Is there a way to do something like this that's up-front to the compiler? Let's consider tricks like casting away const with *((int *) &o->ic) or using memcpy on &o.i as sneaking around the compiler. I can get the bits where they need to be, but I am looking for the least sneaky way to do this.

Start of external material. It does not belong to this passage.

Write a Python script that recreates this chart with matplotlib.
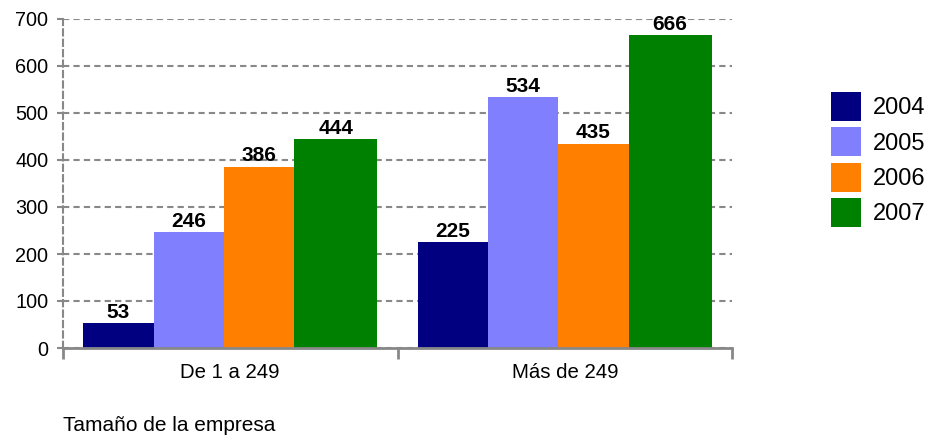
import numpy as np
import matplotlib.pyplot as plt
from matplotlib.patches import Patch

plt.rcParams['font.family'] = ['Liberation Sans', 'DejaVu Sans']

categories = ['De 1 a 249', 'Más de 249']
years = ['2004', '2005', '2006', '2007']
values = {
    '2004': [53, 225],
    '2005': [246, 534],
    '2006': [386, 435],
    '2007': [444, 666],
}
colors = ['#000080', '#8080ff', '#ff8000', '#008000']
widths = [0.21, 0.21, 0.21, 0.248]
grid_gray = '#888888'

fig = plt.figure(figsize=(9.29, 4.38), dpi=100)
ax = fig.add_axes([63 / 929, 1 - 348 / 438, (732 - 63) / 929, (348 - 19) / 438])

x = np.arange(len(categories))
start = -sum(widths) / 2
for yr, c, w in zip(years, colors, widths):
    bars = ax.bar(x + start, values[yr], width=w, align='edge', color=c, zorder=3)
    for b, v in zip(bars, values[yr]):
        ax.annotate(str(v), (b.get_x() + b.get_width() / 2, v), xytext=(0, 1),
                    textcoords='offset points', ha='center', va='bottom',
                    fontsize=15, fontweight='bold', zorder=4)
    start += w

ax.set_xlim(-0.5, len(categories) - 0.5)
ax.set_ylim(0, 700)
ax.set_yticks(np.arange(0, 701, 100))
ax.yaxis.grid(True, color=grid_gray, linestyle=(0, (3, 2)), linewidth=1.5, zorder=0)

ax.set_xticks(x)
ax.set_xticklabels(categories, fontsize=14.7)
ax.set_xticks(np.arange(-0.5, len(categories), 1), minor=True)
ax.tick_params(axis='x', which='major', length=0, pad=11)
ax.tick_params(axis='x', which='minor', length=8, width=2, color=grid_gray)
ax.tick_params(axis='y', length=4.5, width=1.5, color=grid_gray, pad=6, labelsize=14.3)

for s in ['top', 'right']:
    ax.spines[s].set_visible(False)
ax.spines['bottom'].set_color(grid_gray)
ax.spines['bottom'].set_linewidth(2)
ax.spines['bottom'].set_zorder(5)
ax.spines['left'].set_color(grid_gray)
ax.spines['left'].set_linewidth(1.5)
ax.spines['left'].set_linestyle((0, (3, 2)))

handles = [Patch(facecolor=c, edgecolor='none', label=yr) for yr, c in zip(years, colors)]
fig.legend(handles=handles, loc='upper left', bbox_to_anchor=(831 / 929, 1 - 92 / 438),
           frameon=False, fontsize=17, handlelength=1.27, handleheight=1.5,
           handletextpad=0.5, labelspacing=0.28, borderpad=0, borderaxespad=0)

fig.text(63 / 929, 1 - 431 / 438, 'Tamaño de la empresa', fontsize=15, va='baseline', ha='left')

fig.savefig('out.png', dpi=100)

I am not using C++ (I'm using C99).

Answer 1

The only really constant things are things residing in read-only memory. Malloc/calloc will never give you read-only memory. So that "const" there is a lie. Well, it is a hint for compiler(s) and to developer(s). I am not sure if there are any syntax sugars in C99 to address something that might seem an issue to someone, but here is how I would do it:

#include <stdio.h>
#include <stdlib.h>

struct outer {
    struct inner {
        const int c;
        int x;
    } i;
    int y;
};

int main(void)
{
    struct outer    *o;

    o      = calloc(1, sizeof(struct outer));

    printf("before: %d %d %d\n", o->i.c, o->i.x, o->y);

    *((int *)&o->i.c) = 1;
    o->i.x = 2;
    o->y = 3;

    printf("after: %d %d %d\n", o->i.c, o->i.x, o->y);

    return 0;
}

Please take into account that this is a more practical solution than academic, thus some people might want to throw a few rotten eggs at me for it.

Answer 2

I would probably do this:

struct outer_init {
  struct inner_init {
    int c;
    int x;
  } i;
  int y;
};

struct outer_init *oi = malloc(sizeof *oi);
oi->y = find_y();
oi->i.c = find_c();
oi->i.x = find_x();

struct outer *o = (struct outer *)oi;

I am not completely sure that it is absolutely portable though.